If the recent trends are anything to go by, it is not hard to fathom why the majority of Sinhalese voters opted to vote for Rajapakse. Starting with Fonseka himself, there was a strong underlying sense that his main motivation was based on his anathema for the Rajapakse family. Indeed, this was also the case with his coalition supporters who were also driven by antipathy towards the Rajapakse family. In addition, Fonseka’s coalition was a paradox made up of parties and personalities with divergent and clashing interests. As such, it became increasingly apparent that the opposition lacked internal cohesion and if Fonseka, a political newcomer, did in fact succeed to become President, his disparate coalition government would have likely encountered serious internal turmoil. For instance, the Janatha Vimukthi Peramuna (JVP), an ultra-nationalist Sinhalese party, has consistently opposed concessions to the Tamils while the ultra-nationalist pro-Liberation Tigers of Tamil Eelam (LTTE) Tamil National Alliance (TNA), Sri Lanka’s largest Tamil party, has not renounced its endorsement of secessionism.

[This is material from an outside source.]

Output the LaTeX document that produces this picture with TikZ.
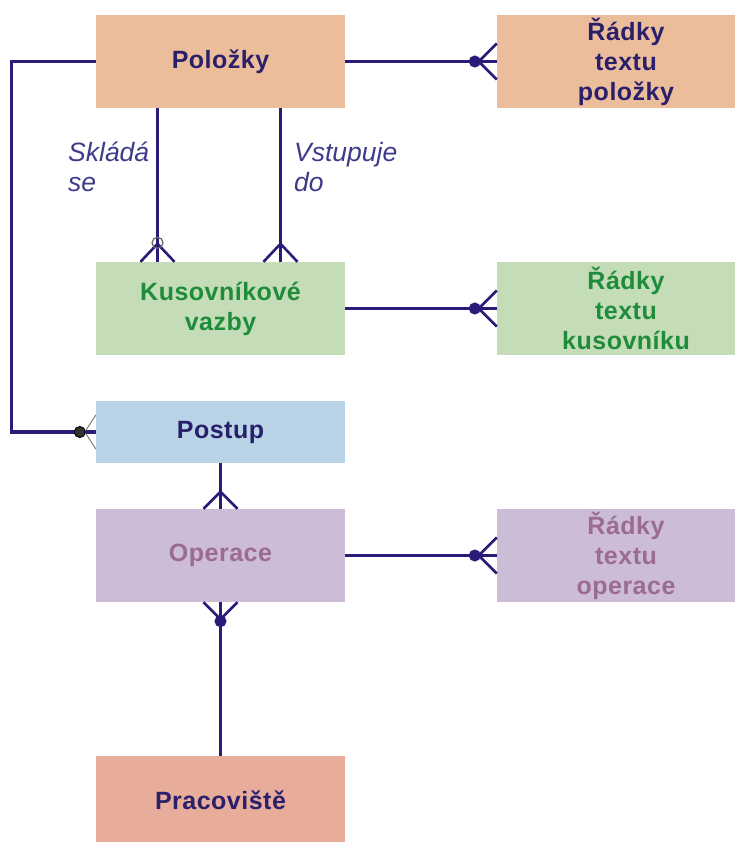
\documentclass[tikz,border=0pt]{standalone}
\usepackage{fontspec}
\setmainfont{Liberation Sans}
\usetikzlibrary{calc}

\definecolor{linecol}{HTML}{2B1B78}
\definecolor{navytext}{HTML}{2A1F6B}
\definecolor{labelcol}{HTML}{3F3A8A}
\definecolor{greentext}{HTML}{1F8C3A}
\definecolor{mauvetext}{HTML}{9B6B95}
\definecolor{peach}{HTML}{ECBD9A}
\definecolor{sage}{HTML}{C4DCB8}
\definecolor{skyblue}{HTML}{B8D4E6}
\definecolor{lilac}{HTML}{CDBCD6}
\definecolor{salmon}{HTML}{E8AC9A}

\tikzset{
  entity/.style={draw=none, minimum width=249pt, minimum height=93pt,
    inner sep=0pt, align=center,
    font=\bfseries\fontsize{25}{30}\selectfont\addfontfeatures{LetterSpace=2}},
  textbox/.style={entity, minimum width=258pt},
  rel/.style={line width=3.2pt, draw=linecol},
  foot/.style={line width=2.6pt, draw=linecol, line join=miter},
  thinfoot/.style={line width=1pt, draw=gray},
  ringdark/.style={line width=1pt, draw=linecol, fill=linecol},
  ringblack/.style={line width=1pt, draw=black, fill=black!80},
  ringhollow/.style={line width=1.2pt, draw=gray!80!black},
  lbl/.style={font=\itshape\fontsize{26.5}{30}\selectfont, text=labelcol,
    align=left, anchor=north west, inner sep=0pt}
}

\begin{document}
\begin{tikzpicture}[x=1pt, y=-1pt]
\path[use as bounding box, clip] (0,0) rectangle (735,842);

% entities
\node[entity, fill=peach, text=navytext] (pol) at (220.5,61.5) {Položky};
\node[textbox, fill=peach, text=navytext] (rpol) at (626,61.5) {Řádky\\textu\\položky};
\node[entity, fill=sage, text=greentext] (kus) at (220.5,308.5) {Kusovníkové\\vazby};
\node[textbox, fill=sage, text=greentext] (rkus) at (626,308.5) {Řádky\\textu\\kusovníku};
\node[entity, fill=skyblue, text=navytext, minimum height=62pt] (post) at (220.5,432) {Postup};
\node[entity, fill=lilac, text=mauvetext] (oper) at (220.5,555.5) {Operace};
\node[textbox, fill=lilac, text=mauvetext] (roper) at (626,555.5) {Řádky\\textu\\operace};
\node[entity, fill=salmon, text=navytext, minimum height=88pt] (prac) at (220.5,800) {Pracoviště};

% relationship labels
\node[lbl] (lskl) at (68,142) {Skládá\\se};
\node[lbl] (lvst) at (294,142) {Vstupuje\\do};

% Položky -- Řádky textu položky
\draw[rel] (pol.east) -- (rpol.west);
\draw[foot] ($(rpol.west)+(0,-18)$) -- ($(rpol.west)+(-18,0)$) -- ($(rpol.west)+(0,18)$);
\draw[ringdark] ($(rpol.west)+(-22,0)$) circle (5.5pt);

% Položky -- Kusovníkové vazby (Skládá se)
\coordinate (sa) at ($(pol.south)+(-63,0)$);
\coordinate (sb) at ($(kus.north)+(-63,0)$);
\draw[rel] (sa) -- (sb);
\draw[foot] ($(sb)+(-17,0)$) -- ($(sb)+(0,-18)$) -- ($(sb)+(17,0)$);
\draw[ringhollow] ($(sb)+(0,-19)$) circle (5.5pt);

% Položky -- Kusovníkové vazby (Vstupuje do)
\coordinate (va) at ($(pol.south)+(60,0)$);
\coordinate (vb) at ($(kus.north)+(60,0)$);
\draw[rel] (va) -- (vb);
\draw[foot] ($(vb)+(-17,0)$) -- ($(vb)+(0,-18)$) -- ($(vb)+(17,0)$);

% Kusovníkové vazby -- Řádky textu kusovníku
\draw[rel] (kus.east) -- (rkus.west);
\draw[foot] ($(rkus.west)+(0,-18)$) -- ($(rkus.west)+(-18,0)$) -- ($(rkus.west)+(0,18)$);
\draw[ringdark] ($(rkus.west)+(-22,0)$) circle (5.5pt);

% Položky -- Postup
\draw[rel] (pol.west) -- ++(-84,0) |- (post.west);
\draw[thinfoot] ($(post.west)+(0,-17)$) -- ($(post.west)+(-11,0)$) -- ($(post.west)+(0,17)$);
\draw[ringblack] ($(post.west)+(-16,0)$) circle (5.5pt);

% Postup -- Operace
\draw[rel] (post.south) -- (oper.north);
\draw[foot] ($(oper.north)+(-17,0)$) -- ($(oper.north)+(0,-17)$) -- ($(oper.north)+(17,0)$);

% Operace -- Řádky textu operace
\draw[rel] (oper.east) -- (roper.west);
\draw[foot] ($(roper.west)+(0,-18)$) -- ($(roper.west)+(-18,0)$) -- ($(roper.west)+(0,18)$);
\draw[ringdark] ($(roper.west)+(-22,0)$) circle (5.5pt);

% Operace -- Pracoviště
\draw[rel] (oper.south) -- (prac.north);
\draw[foot] ($(oper.south)+(-17,0)$) -- ($(oper.south)+(0,17)$) -- ($(oper.south)+(17,0)$);
\draw[ringdark] ($(oper.south)+(0,19)$) circle (5.5pt);
\end{tikzpicture}
\end{document}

In this context, the stability and leadership that Rajapakse offered bolstered his image, especially since he has delivered on infrastructure development and is also credited with defeating the LTTE. Clearly, this transpired in the official results tally when Fonseka was trounced, winning only six electoral districts. Hence, there is doubt whether a unified coalition will exist in the upcoming Parliamentary Elections., as there are indications that the UNP is now gearing up to go it alone without Fonseka. It also remains to be seen whether Rajapakse’s domination of the political system will have negative implications on accountability and transparency. Rajapakse is at the height of his power and hold an unprecedented position to lead much needed political and constitutional reform, which will be the most crucial test of his leadership in a country at a crossroads phase in its post-civil war history.